Watching “Jaws” today, the film shows its age from the very start. The cheesy TV-movie typeface of the credits, the hair and clothes, the normalization of smoking — all very ’70s. But there’s more. “Jaws,” especially relative to its more frenetic ostensible inheritors, has a control and a coherence that’s cinematically classical, as opposed to classic. It doesn’t shrug off death the way so many of today’s big summer movies do. Five people fall victim to the shark in Spielberg’s movie. Asked how many people were killed in his 2013 blockbuster “Man of Steel,” director Zack Snyder replied, “Probably five thousand.” “Jaws” takes its time, letting the horrors wrought by the shark’s destructive path sink in. Actress Lee Fierro, as the mother of a young child killed by the beast, has one of the film’s most memorable moments when she slowly approaches Roy Scheider’s Sheriff Brody and then slaps him in the face, saying: “My boy is dead. I wanted you to know that.” “Seven” and “Gone Girl” director David Fincher once said: “I’m always interested in movies that scar. The thing I love about “Jaws” is the fact that I’ve never gone swimming in the ocean again.” What Spielberg achieves in the early “Jaws” scenes is a visceral anatomy of destruction, making the ocean as frightening as Alfred Hitchcock’s motel-room shower. It’s a fear that revisits us each time a great white surfaces off Chatham.
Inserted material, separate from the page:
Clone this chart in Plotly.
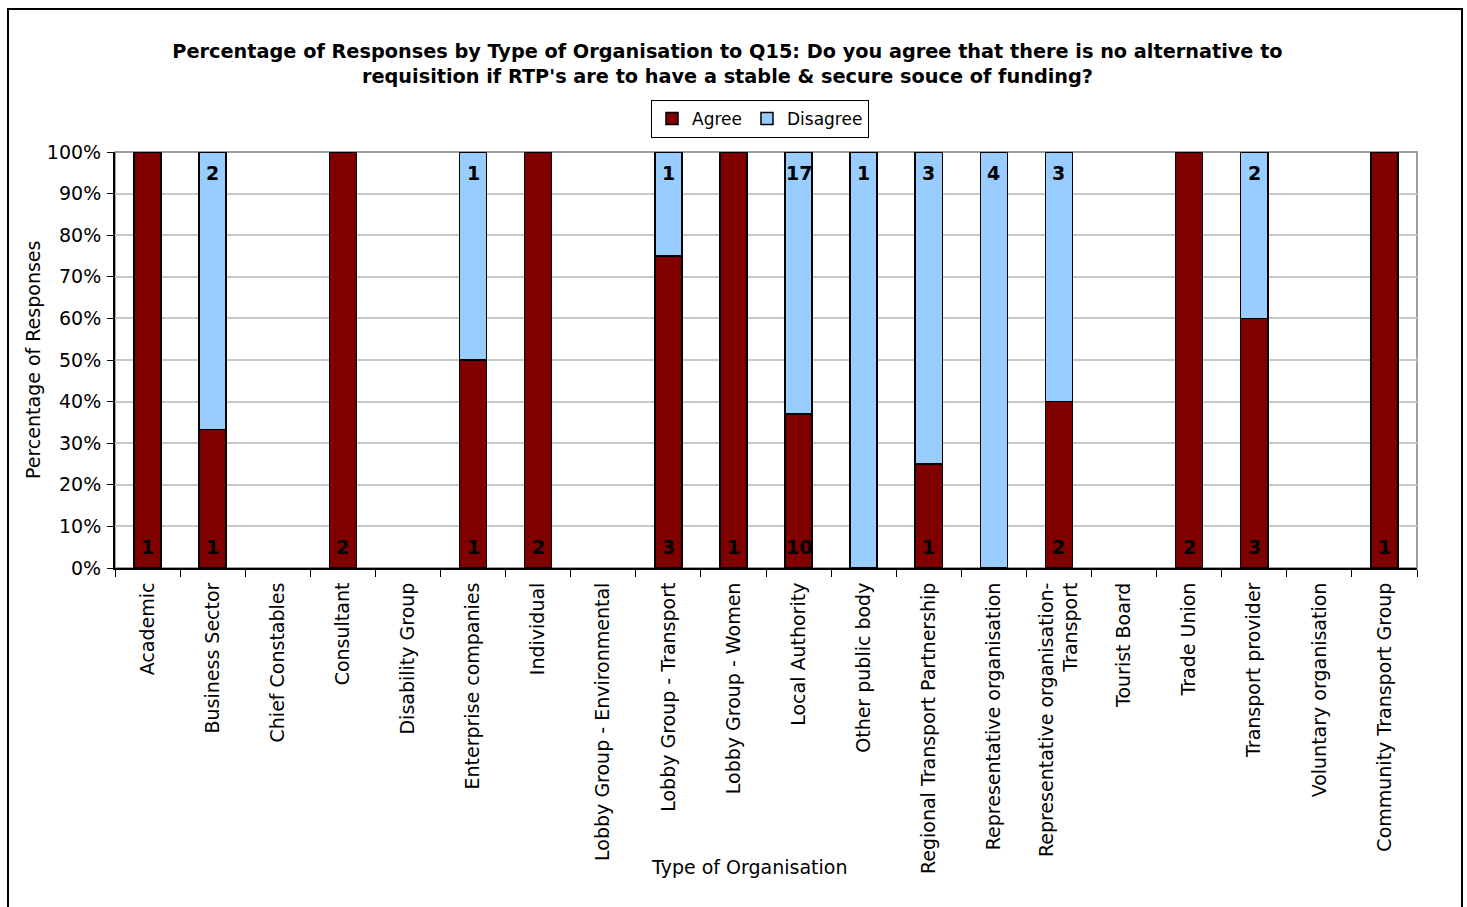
import plotly.graph_objects as go

# Responses to Q15 by type of organisation
categories = [
    "Academic", "Business Sector", "Chief Constables", "Consultant",
    "Disability Group", "Enterprise companies", "Individual",
    "Lobby Group - Environmental", "Lobby Group - Transport",
    "Lobby Group - Women", "Local Authority", "Other public body",
    "Regional Transport Partnership", "Representative organisation",
    "Representative organisation-<br>Transport", "Tourist Board",
    "Trade Union", "Transport provider", "Voluntary organisation",
    "Community Transport Group",
]
agree_counts = [1, 1, 0, 2, 0, 1, 2, 0, 3, 1, 10, 0, 1, 0, 2, 0, 2, 3, 0, 1]
disagree_counts = [0, 2, 0, 0, 0, 1, 0, 0, 1, 0, 17, 1, 3, 4, 3, 0, 0, 2, 0, 0]
y_ticks = list(range(0, 101, 10))
y_tick_labels = [f"{v}%" for v in y_ticks]

totals = [a + d for a, d in zip(agree_counts, disagree_counts)]
# empty segments are left out so no outline is drawn for them
agree_pct = [100 * a / t if a else None for a, t in zip(agree_counts, totals)]
disagree_pct = [100 * d / t if d else None for d, t in zip(disagree_counts, totals)]

FONT = "DejaVu Sans"
AGREE_COLOR = "#800000"
DISAGREE_COLOR = "#99CCFF"

fig = go.Figure()
fig.add_trace(go.Bar(
    name="Agree", x=categories, y=agree_pct,
    marker=dict(color=AGREE_COLOR, line=dict(color="black", width=1.5)),
    hoverinfo="skip",
))
fig.add_trace(go.Bar(
    name="Disagree", x=categories, y=disagree_pct,
    marker=dict(color=DISAGREE_COLOR, line=dict(color="black", width=1.5)),
    hoverinfo="skip",
))

# Count labels: agree at the base of each bar, disagree at the top
label_font = dict(family=FONT, size=19, color="black", weight="bold")
annotations = []
for c, a in zip(categories, agree_counts):
    if a > 0:
        annotations.append(dict(
            x=c, y=0, xref="x", yref="y", text=str(a), showarrow=False,
            yanchor="middle", yshift=21, font=label_font))
for c, d in zip(categories, disagree_counts):
    if d > 0:
        annotations.append(dict(
            x=c, y=100, xref="x", yref="y", text=str(d), showarrow=False,
            yanchor="middle", yshift=-21, font=label_font))

# Plot area geometry in pixels
W, H = 1467, 907
L, R, T, B = 115, 1417, 152, 568
pw, ph = R - L, B - T

def px_x(x):
    return (x - L) / pw

def px_y(y):
    return (B - y) / ph

annotations += [
    dict(text="Type of Organisation", xref="paper", yref="paper",
         x=px_x(749), y=px_y(867), xanchor="center", yanchor="middle",
         showarrow=False, font=dict(family=FONT, size=19)),
    dict(text="Percentage of Responses", xref="paper", yref="paper",
         x=px_x(33), y=px_y(360), xanchor="center", yanchor="middle",
         textangle=-90, showarrow=False, font=dict(family=FONT, size=19)),
]

fig.update_layout(
    width=W, height=H,
    margin=dict(l=L, r=W - R, t=T, b=H - B),
    paper_bgcolor="white", plot_bgcolor="white",
    barmode="stack", bargap=0.585,
    font=dict(family=FONT, size=19, color="black"),
    title=dict(
        text="Percentage of Responses by Type of Organisation to Q15: Do you agree that there is no alternative to<br>"
             "requisition if RTP's are to have a stable &amp; secure souce of funding?",
        x=727.5 / W, xanchor="center", xref="container",
        y=1 - 58 / H, yanchor="top", yref="container",
        font=dict(family=FONT, size=19.3, color="black", weight="bold"),
    ),
    legend=dict(
        orientation="h", traceorder="normal",
        x=px_x(651), xanchor="left", y=px_y(100), yanchor="top",
        bordercolor="black", borderwidth=1, bgcolor="white",
        font=dict(family=FONT, size=17), itemwidth=30, tracegroupgap=0,
    ),
    xaxis=dict(
        type="category", tickangle=-90, showgrid=False,
        showline=True, linecolor="black", linewidth=2,
        ticks="outside", tickson="boundaries", ticklen=7, tickcolor="black",
        tickfont=dict(family=FONT, size=19), ticklabelstandoff=5,
        range=[-0.5, len(categories) - 0.5],
    ),
    yaxis=dict(
        range=[0, 100], tickvals=y_ticks, ticktext=y_tick_labels,
        showgrid=True, gridcolor="#C8C8C8", gridwidth=1.5,
        showline=True, linecolor="black", linewidth=2,
        ticks="outside", ticklen=6, tickcolor="black",
        tickfont=dict(family=FONT, size=19), ticklabelstandoff=2,
        zeroline=False,
    ),
    annotations=annotations,
    shapes=[
        # grey plot-area border (right and top edges)
        dict(type="rect", xref="paper", yref="paper", x0=0, x1=1, y0=0, y1=1,
             line=dict(color="#808080", width=1.5), layer="below"),
        # outer chart frame
        dict(type="rect", xref="paper", yref="paper",
             x0=px_x(8), x1=px_x(1462), y0=px_y(915), y1=px_y(9),
             line=dict(color="black", width=2), layer="below"),
    ],
)

fig.write_html("out.html")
5. Why Weird Pixar is the Best Pixar. “Inside Out” has taken movie theaters by storm, raking in record-breaking box office numbers, even if they can’t match the dinosaurs in “Jurassic World.” Buzzfeed’s Alison Willmore explores why Pixar is at its best when it doesn’t pay attention to the rules.
There are some references no child will grasp, and “Inside Out” is agreeably secure in the knowledge that it doesn’t matter, that understanding can be a gradient, that there are enough bright colors and bits of physicality to keep younger viewers entertained even if they don’t immediately appreciate the bit about cell phone numbers or YA-influenced fantasy boyfriends. The mental obstacle course Joy and Sadness have to navigate to get back to Headquarters is the most conventional part of the movie, but the characters’ journey through it carries the movie to some sophisticated realizations about how growing up means leaving things behind and learning that no one is or should be happy all the time. Pixar has smuggled these themes into other movies. The “Toy Story” films deal with obsolescence from the POV of the object at risk of being discarded, while “Finding Nemo” has a father learning to loosen the reins on his son and to accept he can’t be sheltered forever. But “Inside Out” overtly dramatizes these ideas, giving them form in the relentlessly peppy Joy, the doleful Sadness, and their companions. It basks in the bittersweetness of change — which may be its weirdest, boldest aspect.
Tweet of the Day:
True Detective 2 is like Hemingway for people who hate books.